[Exercise brief]
Look through the data below and return each line where "with" appears.

* start Records provided *

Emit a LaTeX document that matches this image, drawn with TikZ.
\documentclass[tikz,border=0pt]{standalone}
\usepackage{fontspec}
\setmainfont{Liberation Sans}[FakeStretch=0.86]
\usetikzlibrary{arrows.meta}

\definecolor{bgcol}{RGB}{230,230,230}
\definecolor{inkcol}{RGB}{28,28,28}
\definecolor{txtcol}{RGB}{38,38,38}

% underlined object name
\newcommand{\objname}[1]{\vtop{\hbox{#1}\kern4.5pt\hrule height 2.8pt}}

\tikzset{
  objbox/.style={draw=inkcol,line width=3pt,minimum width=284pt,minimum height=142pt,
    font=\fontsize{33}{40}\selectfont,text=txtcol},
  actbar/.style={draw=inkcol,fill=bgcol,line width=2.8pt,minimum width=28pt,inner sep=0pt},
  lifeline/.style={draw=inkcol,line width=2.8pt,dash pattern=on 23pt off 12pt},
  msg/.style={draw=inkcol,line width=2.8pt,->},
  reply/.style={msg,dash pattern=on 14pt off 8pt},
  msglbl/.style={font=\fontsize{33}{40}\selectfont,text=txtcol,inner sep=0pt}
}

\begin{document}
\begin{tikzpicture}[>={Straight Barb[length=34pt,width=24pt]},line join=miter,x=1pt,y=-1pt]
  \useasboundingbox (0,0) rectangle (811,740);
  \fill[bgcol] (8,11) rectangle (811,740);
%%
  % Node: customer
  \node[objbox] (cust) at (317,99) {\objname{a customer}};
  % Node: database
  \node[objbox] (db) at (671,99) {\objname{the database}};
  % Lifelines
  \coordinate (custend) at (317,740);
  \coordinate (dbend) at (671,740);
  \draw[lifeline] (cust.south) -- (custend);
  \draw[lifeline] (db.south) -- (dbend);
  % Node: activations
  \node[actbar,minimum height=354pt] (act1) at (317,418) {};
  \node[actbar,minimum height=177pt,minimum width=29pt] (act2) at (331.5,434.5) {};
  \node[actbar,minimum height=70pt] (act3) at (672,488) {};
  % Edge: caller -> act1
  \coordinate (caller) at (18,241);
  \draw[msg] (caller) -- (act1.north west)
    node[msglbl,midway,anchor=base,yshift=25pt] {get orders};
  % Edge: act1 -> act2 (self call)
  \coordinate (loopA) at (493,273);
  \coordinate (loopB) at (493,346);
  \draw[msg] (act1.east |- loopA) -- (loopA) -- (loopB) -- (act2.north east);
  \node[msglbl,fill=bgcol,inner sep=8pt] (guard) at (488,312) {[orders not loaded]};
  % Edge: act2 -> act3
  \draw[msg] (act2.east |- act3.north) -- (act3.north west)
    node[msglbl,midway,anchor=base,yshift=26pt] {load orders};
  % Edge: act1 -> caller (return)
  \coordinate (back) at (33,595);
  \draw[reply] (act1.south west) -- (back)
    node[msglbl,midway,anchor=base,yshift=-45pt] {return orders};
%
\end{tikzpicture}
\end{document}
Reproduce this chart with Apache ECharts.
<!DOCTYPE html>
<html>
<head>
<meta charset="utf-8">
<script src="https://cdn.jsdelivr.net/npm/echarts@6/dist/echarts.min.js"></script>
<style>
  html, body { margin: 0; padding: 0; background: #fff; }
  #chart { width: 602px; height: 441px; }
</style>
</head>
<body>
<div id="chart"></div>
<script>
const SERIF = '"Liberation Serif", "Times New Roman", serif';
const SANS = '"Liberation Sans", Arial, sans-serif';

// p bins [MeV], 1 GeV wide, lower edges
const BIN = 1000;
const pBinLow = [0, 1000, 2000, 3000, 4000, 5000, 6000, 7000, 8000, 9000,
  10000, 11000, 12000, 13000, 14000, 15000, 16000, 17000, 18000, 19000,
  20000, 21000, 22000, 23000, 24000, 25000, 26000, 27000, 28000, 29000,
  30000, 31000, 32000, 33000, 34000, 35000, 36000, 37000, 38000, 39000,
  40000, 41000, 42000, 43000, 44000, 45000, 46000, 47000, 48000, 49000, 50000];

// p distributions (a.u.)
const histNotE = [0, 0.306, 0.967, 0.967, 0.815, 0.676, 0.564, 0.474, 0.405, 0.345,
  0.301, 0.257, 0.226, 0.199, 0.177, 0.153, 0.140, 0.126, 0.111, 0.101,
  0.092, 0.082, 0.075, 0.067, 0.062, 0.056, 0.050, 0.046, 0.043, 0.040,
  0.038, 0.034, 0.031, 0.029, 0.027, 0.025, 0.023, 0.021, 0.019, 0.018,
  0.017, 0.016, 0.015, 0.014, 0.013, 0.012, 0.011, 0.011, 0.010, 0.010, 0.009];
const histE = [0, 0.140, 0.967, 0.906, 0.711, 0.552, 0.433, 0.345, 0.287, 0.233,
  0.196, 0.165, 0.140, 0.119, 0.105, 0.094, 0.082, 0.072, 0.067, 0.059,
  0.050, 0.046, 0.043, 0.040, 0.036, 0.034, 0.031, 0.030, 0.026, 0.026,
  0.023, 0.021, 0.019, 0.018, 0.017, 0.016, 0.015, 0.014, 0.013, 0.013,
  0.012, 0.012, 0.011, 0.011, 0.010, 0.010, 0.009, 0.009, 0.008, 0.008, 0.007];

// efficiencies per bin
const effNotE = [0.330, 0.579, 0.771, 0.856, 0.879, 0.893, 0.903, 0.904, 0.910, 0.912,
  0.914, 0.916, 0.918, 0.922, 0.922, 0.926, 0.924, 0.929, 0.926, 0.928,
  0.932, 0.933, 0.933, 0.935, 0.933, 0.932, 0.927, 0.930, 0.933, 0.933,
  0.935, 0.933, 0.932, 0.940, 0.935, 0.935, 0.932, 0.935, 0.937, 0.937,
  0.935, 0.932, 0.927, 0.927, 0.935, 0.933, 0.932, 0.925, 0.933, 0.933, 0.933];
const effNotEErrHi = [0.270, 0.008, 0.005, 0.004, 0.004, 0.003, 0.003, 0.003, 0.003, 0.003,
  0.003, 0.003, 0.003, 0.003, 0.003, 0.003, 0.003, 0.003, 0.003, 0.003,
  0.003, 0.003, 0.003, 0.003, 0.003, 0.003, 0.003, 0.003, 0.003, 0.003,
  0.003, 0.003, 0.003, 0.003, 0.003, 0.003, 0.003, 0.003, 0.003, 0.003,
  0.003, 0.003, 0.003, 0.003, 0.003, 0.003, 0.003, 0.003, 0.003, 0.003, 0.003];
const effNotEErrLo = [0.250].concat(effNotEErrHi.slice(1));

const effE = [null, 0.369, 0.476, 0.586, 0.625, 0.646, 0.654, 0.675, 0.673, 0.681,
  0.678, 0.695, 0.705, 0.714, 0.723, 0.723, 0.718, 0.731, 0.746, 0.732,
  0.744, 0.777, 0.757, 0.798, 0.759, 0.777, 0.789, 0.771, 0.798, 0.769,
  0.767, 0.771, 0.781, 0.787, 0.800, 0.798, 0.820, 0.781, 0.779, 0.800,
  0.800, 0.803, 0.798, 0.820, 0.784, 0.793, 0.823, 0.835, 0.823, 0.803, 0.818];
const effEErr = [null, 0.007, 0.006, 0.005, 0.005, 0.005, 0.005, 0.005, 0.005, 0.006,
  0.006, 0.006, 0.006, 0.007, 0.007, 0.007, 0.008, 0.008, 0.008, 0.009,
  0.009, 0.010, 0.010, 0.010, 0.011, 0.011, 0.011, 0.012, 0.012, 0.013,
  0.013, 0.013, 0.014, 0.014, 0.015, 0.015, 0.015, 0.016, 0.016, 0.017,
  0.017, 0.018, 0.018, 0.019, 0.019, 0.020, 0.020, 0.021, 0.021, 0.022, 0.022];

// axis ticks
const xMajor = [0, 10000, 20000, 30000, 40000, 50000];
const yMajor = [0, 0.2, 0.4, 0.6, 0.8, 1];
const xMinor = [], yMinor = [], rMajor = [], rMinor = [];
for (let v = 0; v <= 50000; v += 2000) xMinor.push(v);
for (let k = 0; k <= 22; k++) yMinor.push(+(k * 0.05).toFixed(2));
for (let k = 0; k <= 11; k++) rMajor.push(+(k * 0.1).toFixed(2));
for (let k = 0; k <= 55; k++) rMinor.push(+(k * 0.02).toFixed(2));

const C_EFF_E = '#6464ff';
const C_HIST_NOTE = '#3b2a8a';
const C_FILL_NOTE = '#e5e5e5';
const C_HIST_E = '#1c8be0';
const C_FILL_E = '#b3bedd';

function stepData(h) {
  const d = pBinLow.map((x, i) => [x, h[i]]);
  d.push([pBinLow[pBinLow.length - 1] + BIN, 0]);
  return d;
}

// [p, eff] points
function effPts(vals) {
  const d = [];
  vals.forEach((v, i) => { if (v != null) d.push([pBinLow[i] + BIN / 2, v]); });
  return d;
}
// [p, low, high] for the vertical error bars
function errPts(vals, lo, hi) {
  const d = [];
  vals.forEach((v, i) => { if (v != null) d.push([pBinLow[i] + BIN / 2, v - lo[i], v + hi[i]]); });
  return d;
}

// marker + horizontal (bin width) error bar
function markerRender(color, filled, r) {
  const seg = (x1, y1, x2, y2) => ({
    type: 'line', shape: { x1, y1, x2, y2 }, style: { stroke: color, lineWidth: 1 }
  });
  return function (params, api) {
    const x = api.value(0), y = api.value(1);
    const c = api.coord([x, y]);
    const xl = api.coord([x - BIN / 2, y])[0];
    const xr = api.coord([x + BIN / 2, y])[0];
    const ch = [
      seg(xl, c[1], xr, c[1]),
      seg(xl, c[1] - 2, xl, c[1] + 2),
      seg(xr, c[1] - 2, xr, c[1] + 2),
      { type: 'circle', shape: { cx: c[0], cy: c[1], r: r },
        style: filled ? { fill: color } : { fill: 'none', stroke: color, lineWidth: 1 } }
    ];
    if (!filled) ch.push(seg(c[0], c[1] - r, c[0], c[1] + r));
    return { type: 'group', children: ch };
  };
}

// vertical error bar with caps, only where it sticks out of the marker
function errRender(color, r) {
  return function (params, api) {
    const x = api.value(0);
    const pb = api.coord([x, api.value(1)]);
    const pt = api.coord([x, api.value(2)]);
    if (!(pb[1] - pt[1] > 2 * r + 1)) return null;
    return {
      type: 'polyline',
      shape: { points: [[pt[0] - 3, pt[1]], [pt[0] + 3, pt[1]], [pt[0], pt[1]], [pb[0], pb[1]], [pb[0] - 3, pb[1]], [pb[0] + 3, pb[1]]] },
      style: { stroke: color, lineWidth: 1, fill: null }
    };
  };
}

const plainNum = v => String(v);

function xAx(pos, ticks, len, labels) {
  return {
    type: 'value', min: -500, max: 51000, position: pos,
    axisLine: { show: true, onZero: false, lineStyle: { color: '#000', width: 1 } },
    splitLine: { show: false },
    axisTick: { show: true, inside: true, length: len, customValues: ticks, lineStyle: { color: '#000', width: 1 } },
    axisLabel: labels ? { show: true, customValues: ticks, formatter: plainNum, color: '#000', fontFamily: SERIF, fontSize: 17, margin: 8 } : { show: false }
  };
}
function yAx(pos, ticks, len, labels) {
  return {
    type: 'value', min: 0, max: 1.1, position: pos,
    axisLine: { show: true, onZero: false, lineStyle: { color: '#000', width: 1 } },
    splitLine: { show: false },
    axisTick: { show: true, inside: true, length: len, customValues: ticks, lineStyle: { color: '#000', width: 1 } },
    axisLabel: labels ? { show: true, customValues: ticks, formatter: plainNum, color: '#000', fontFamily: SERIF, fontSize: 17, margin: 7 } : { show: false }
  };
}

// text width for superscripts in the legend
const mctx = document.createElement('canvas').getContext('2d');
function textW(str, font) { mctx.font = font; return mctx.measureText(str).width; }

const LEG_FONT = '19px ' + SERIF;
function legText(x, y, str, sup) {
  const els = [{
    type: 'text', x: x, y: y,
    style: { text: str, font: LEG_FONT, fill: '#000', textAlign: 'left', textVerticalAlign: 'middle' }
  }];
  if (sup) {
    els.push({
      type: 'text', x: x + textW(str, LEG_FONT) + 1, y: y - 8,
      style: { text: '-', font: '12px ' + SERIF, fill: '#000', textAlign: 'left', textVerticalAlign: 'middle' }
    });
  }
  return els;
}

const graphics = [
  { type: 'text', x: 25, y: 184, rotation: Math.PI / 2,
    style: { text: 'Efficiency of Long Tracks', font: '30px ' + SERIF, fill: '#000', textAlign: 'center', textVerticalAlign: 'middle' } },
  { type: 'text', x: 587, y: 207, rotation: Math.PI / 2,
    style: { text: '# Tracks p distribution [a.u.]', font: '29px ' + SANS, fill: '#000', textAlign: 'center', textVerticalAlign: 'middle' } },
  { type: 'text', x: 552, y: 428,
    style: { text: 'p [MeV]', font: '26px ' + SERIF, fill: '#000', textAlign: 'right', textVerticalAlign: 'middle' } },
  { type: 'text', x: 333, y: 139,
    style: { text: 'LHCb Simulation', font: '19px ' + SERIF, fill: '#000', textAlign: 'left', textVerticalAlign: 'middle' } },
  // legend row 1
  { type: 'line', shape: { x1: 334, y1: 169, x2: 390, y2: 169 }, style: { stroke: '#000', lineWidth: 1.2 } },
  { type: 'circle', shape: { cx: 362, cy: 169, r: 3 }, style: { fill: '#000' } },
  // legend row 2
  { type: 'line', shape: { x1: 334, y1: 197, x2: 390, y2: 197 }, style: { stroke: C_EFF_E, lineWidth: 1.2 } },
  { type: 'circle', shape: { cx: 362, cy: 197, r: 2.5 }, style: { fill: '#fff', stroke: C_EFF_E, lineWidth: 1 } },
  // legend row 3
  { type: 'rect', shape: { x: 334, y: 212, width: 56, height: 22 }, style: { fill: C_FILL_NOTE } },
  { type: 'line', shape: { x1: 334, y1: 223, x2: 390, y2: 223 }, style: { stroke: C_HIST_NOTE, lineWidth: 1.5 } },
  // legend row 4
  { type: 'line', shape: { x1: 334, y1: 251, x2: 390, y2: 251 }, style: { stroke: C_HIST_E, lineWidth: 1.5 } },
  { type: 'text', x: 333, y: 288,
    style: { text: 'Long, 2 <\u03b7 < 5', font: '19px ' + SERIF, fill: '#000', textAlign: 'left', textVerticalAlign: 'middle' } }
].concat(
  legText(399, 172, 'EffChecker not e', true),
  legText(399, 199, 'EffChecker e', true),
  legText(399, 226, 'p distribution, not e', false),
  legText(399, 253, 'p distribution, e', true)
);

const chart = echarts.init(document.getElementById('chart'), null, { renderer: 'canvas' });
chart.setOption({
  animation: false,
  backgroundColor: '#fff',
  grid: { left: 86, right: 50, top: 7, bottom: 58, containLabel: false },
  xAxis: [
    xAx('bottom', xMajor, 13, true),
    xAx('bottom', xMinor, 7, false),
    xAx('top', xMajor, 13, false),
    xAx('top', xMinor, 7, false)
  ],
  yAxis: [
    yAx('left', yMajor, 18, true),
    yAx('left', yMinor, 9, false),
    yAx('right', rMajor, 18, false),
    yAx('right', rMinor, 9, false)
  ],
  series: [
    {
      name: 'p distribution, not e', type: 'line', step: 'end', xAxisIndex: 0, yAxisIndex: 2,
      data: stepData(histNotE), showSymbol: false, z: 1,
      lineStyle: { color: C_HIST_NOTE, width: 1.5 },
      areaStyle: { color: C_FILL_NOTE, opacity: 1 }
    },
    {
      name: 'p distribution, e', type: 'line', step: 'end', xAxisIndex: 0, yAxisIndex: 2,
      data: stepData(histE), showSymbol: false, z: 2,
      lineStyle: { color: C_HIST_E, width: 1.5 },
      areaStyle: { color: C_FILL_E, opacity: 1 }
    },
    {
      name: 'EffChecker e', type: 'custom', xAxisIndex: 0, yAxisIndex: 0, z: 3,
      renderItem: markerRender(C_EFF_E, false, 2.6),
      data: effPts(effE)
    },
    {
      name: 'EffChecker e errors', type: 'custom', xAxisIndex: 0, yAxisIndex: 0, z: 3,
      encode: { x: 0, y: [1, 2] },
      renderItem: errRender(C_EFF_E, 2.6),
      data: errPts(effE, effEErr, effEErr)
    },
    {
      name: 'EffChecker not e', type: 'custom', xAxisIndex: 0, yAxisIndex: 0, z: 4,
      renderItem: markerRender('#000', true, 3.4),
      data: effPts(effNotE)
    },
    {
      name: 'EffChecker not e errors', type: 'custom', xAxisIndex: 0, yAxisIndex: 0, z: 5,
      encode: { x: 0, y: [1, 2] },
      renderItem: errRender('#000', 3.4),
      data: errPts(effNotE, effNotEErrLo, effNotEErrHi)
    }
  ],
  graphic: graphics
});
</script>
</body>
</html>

* end Records provided *

[Completed task]
Emit a LaTeX document that matches this image, drawn with TikZ.
Reproduce this chart with Apache ECharts.
// vertical error bar with caps, only where it sticks out of the marker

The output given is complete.